Christmas is a festive time. And you don’t always have to eat turkey, especially if you just had it at Thanksgiving. There are other poultry dishes that are equally delicious. For instance, the humble chicken - and even the stewing kind that you have to cook a long time - can become a delicious feast.
     Once upon a time, I was enamored of a French aeronautics engineering student. And he was making "come away with me to the Casbah" noises. His particular Casbah was in the mountainous département of Corrèze in the center of France. He was homesick. And I knew how to "cook French". So he asked his mother for her recipe for coq au vin, cock in wine sauce (and please, no sniggering). Actually, the recipe came from a restaurant his family went to often. The chef gave it to her, but asked that I be sworn to secrecy, promising never to divulge the recipe.
     As that was almost half a century ago and the chef probably doesn’t have the restaurant any more (or may even have shuffled off her mortal coil), I feel free to print it here. But if you ever go to Corrèze, please don’t tell anyone where you got it.
     Most coq au vin recipes I’ve seen, including Julia Child’s, list fresh sautéed mushrooms, braised pearl onions and diced thick-cut browned bacon among the ingredients. You can do that if you like, cooking them separately from the chicken and adding them in at the end, when you’re ready to serve it up. But I’m giving the recipe as the restaurant owner passed it on to me.

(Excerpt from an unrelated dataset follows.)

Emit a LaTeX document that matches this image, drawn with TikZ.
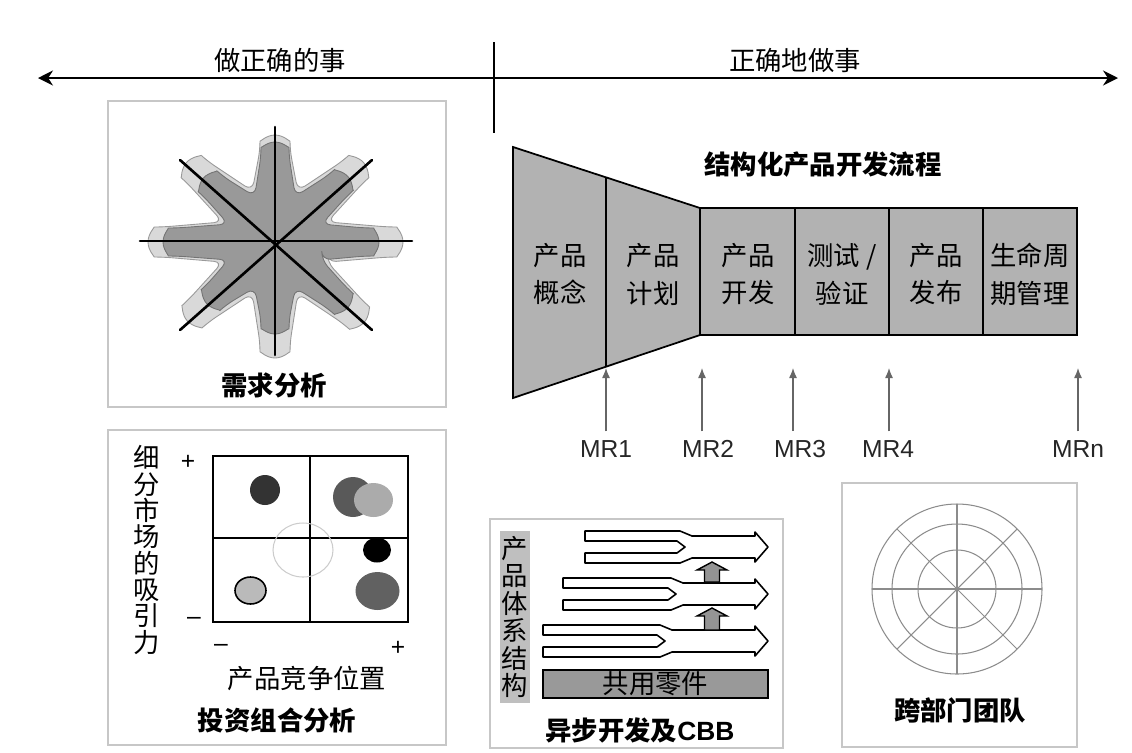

(P.S. I did go away with him to the Casbah, or rather sail one month later on a different crossing of the oceanliner Le France, but he’d already reconverted his life to French ways and no longer had a yen for Things American. After a suitable mourning period, I got on with my life. I hope he got on with his. At least I got a great recipe out of it.)

 
  • one stewing chicken (or alternatively, a roaster), cut up into pieces
  • 2 T butter
  • 1 T peanut oil
  • 2 carrots, diced
  • 2 medium onions, diced
  • 3 T flour
  • 1 bottle (75 cl) of good red wine, preferably full-bodied
  • 75 cl of brown stock, preferably veal
  • salt and freshly-ground pepper to taste
  • pinch of nutmeg
  • 1 large sprig of fresh thyme (or 1/4 t dried)
  • 1 bay leaf
  • 3 cloves
  • 3-4 garlic cloves, crushed
  • ½ c of port wine
  • 1/4 cup of blood (or cornstarch as needed to thicken)
  • 1 T crème fraîche (or sour cream) (optional)
  • 1 slice of foie gras (optional)

- In a Dutch oven or other heavy pot, melt the butter with the oil added in to keep the butter from turning dark. Salt and pepper the chicken pieces and then sauté them until they’re golden brown on all sides. Set them aside on a platter.
- In the same butter-and-oil, add the carrots and onions. Cook until the onions are golden, then add the flour, stir and cook for 5 minutes. Pour in the wine and the brown stock. Bring to a boil as you whisk. Add the nutmeg, as well as more salt and pepper, to taste.
- Put the chicken pieces back in the pot, along with the thyme, bay leaf, cloves and garlic. Add in the port. Simmer 40-60 min, or until the chicken is tender. Cooking time will vary with the age of the chicken.
- Remove the chicken and keep it warm in the serving bowl. Strain the sauce through a fine sieve, pressing the vegetables to extract all their juices. Put the sauce back on the burner and add the blood (or cornstarch), whisking energetically. (If you’re using cornstarch, first dilute 1 T in 2 T warm water to avoid lumps.) Bring the sauce back to a boil.
- Remove from the burner and whisk in the crème fraîche. Then add the foie gras cut into small pieces and whisk until totally dissolved.
- Pour the sauce over the chicken, decorate with parsley and serve immediately.
Serve with something (s)mashed/pureed: potatoes, chesnuts, celeryroot, carrots, any/all of the above. Accompany with a young, full-bodied burgundy, beaujolais or côtes du rhône.

N.B. I know there’s some discussion about foie gras, so if you’re violently opposed to it, you can leave it out. But it does add another rich layer of taste to this dish.
And obviously, unless you live out in the country near a pig or cattle farm, you won’t be getting fresh pig’s or calf’s blood. Even in Paris, that might be a problem. As blood doesn’t come packaged industrially, just leave it out. What it does is to thicken the sauce. So you can either reduce the sauce or add just a bit of cornstarch. It needs to end up thick enough to coat the back of a spoon lightly.